→ **TASK DIRECTIONS**:
Could you copy exactly the lines from the start of the records through the one containing "(sep) at (375,22)", both included, and leave out the pictures?
---
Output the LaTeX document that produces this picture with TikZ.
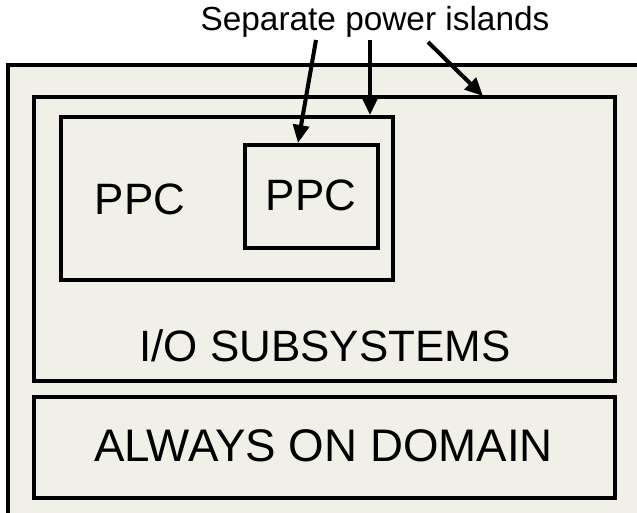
\documentclass[tikz,border=0pt]{standalone}
\usepackage{fontspec}
\setmainfont{Liberation Sans}
\usetikzlibrary{arrows.meta}

\definecolor{boxfill}{RGB}{240,240,232}

\tikzset{
	box/.style={draw, line width=2.3pt, fill=boxfill, inner sep=0pt},
	big/.style={font=\fontsize{25pt}{30pt}\selectfont},
	pointer/.style={-{Triangle[length=0.36cm,width=0.32cm]}, line width=2.3pt}
}

\begin{document}
\begin{tikzpicture}[x=0.02cm,y=-0.02cm]
	\useasboundingbox (0,0) rectangle (637,512);
	% outer chip, runs off the page
	\draw[box] (8,65) rectangle (680,560);

	\node[box, minimum width=11.62cm, minimum height=5.68cm] (io) at (324.5,239) {};
	\node[box, minimum width=11.62cm, minimum height=2.02cm] (aon) at (324.5,447.5) {};
	\node[box, minimum width=6.64cm, minimum height=3.26cm] (ppc1) at (227,198.5) {};
	\node[box, minimum width=2.66cm, minimum height=2.06cm] (ppc2) at (311.5,196.5) {};

	\node[big] (l1) at (140,199) {PPC};
	\node[big] (l2) at (311,195) {PPC};
	\node[big] (lio) at (325,346) {I/O SUBSYSTEMS};
	\node[font=\fontsize{26pt}{31pt}\selectfont] (laon) at (323.5,446) {ALWAYS ON DOMAIN};
	\node[font=\fontsize{19pt}{23pt}\selectfont] (sep) at (375,22) {Separate power islands};

	\coordinate (a1) at (316,40);
	\coordinate (a2) at (370,40);
	\coordinate (a3) at (428,42);
	\coordinate (outer) at (483,96);
	\draw [pointer] (a1) -- (ppc2.north -| 298,0);
	\draw [pointer] (a2) -- (ppc1.north -| 370,0);
	\draw [pointer] (a3) -- (outer);
\end{tikzpicture}
\end{document}
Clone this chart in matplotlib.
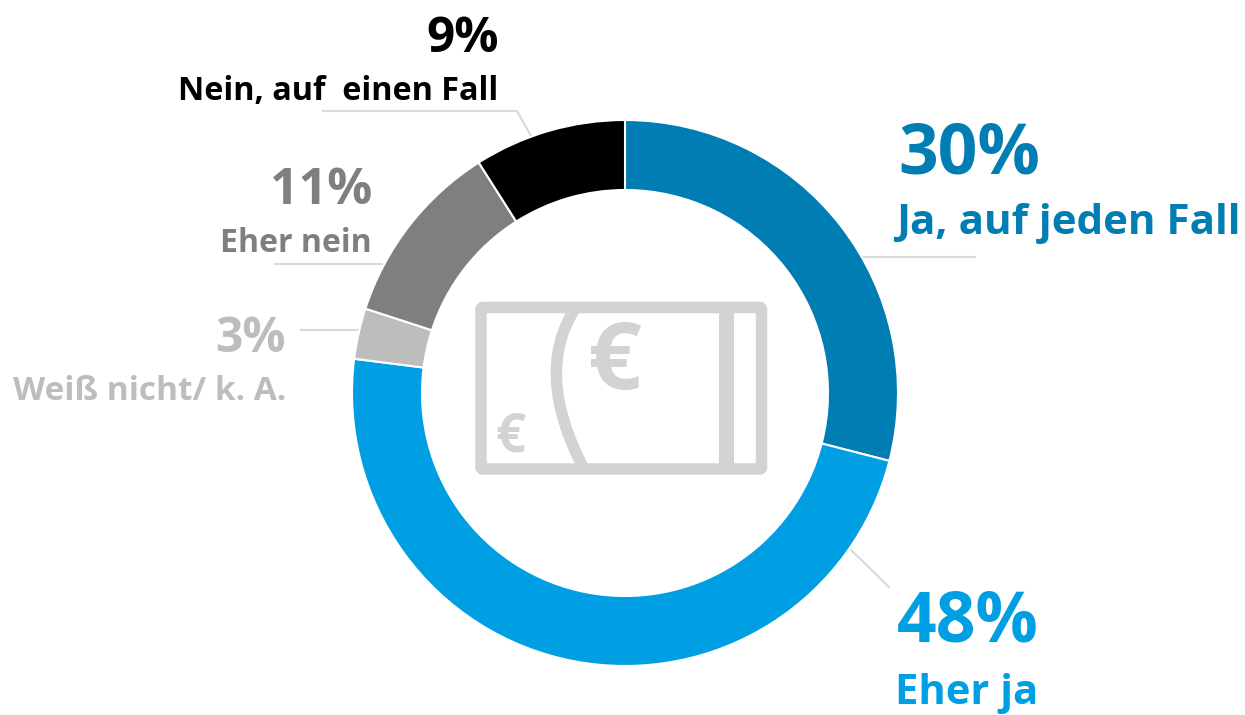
---
→ **EXERCISE RESULT**:
Output the LaTeX document that produces this picture with TikZ.
\documentclass[tikz,border=0pt]{standalone}
\usepackage{fontspec}
\setmainfont{Liberation Sans}
\usetikzlibrary{arrows.meta}

\definecolor{boxfill}{RGB}{240,240,232}

\tikzset{
	box/.style={draw, line width=2.3pt, fill=boxfill, inner sep=0pt},
	big/.style={font=\fontsize{25pt}{30pt}\selectfont},
	pointer/.style={-{Triangle[length=0.36cm,width=0.32cm]}, line width=2.3pt}
}

\begin{document}
\begin{tikzpicture}[x=0.02cm,y=-0.02cm]
	\useasboundingbox (0,0) rectangle (637,512);
	% outer chip, runs off the page
	\draw[box] (8,65) rectangle (680,560);

	\node[box, minimum width=11.62cm, minimum height=5.68cm] (io) at (324.5,239) {};
	\node[box, minimum width=11.62cm, minimum height=2.02cm] (aon) at (324.5,447.5) {};
	\node[box, minimum width=6.64cm, minimum height=3.26cm] (ppc1) at (227,198.5) {};
	\node[box, minimum width=2.66cm, minimum height=2.06cm] (ppc2) at (311.5,196.5) {};

	\node[big] (l1) at (140,199) {PPC};
	\node[big] (l2) at (311,195) {PPC};
	\node[big] (lio) at (325,346) {I/O SUBSYSTEMS};
	\node[font=\fontsize{26pt}{31pt}\selectfont] (laon) at (323.5,446) {ALWAYS ON DOMAIN};
	\node[font=\fontsize{19pt}{23pt}\selectfont] (sep) at (375,22) {Separate power islands};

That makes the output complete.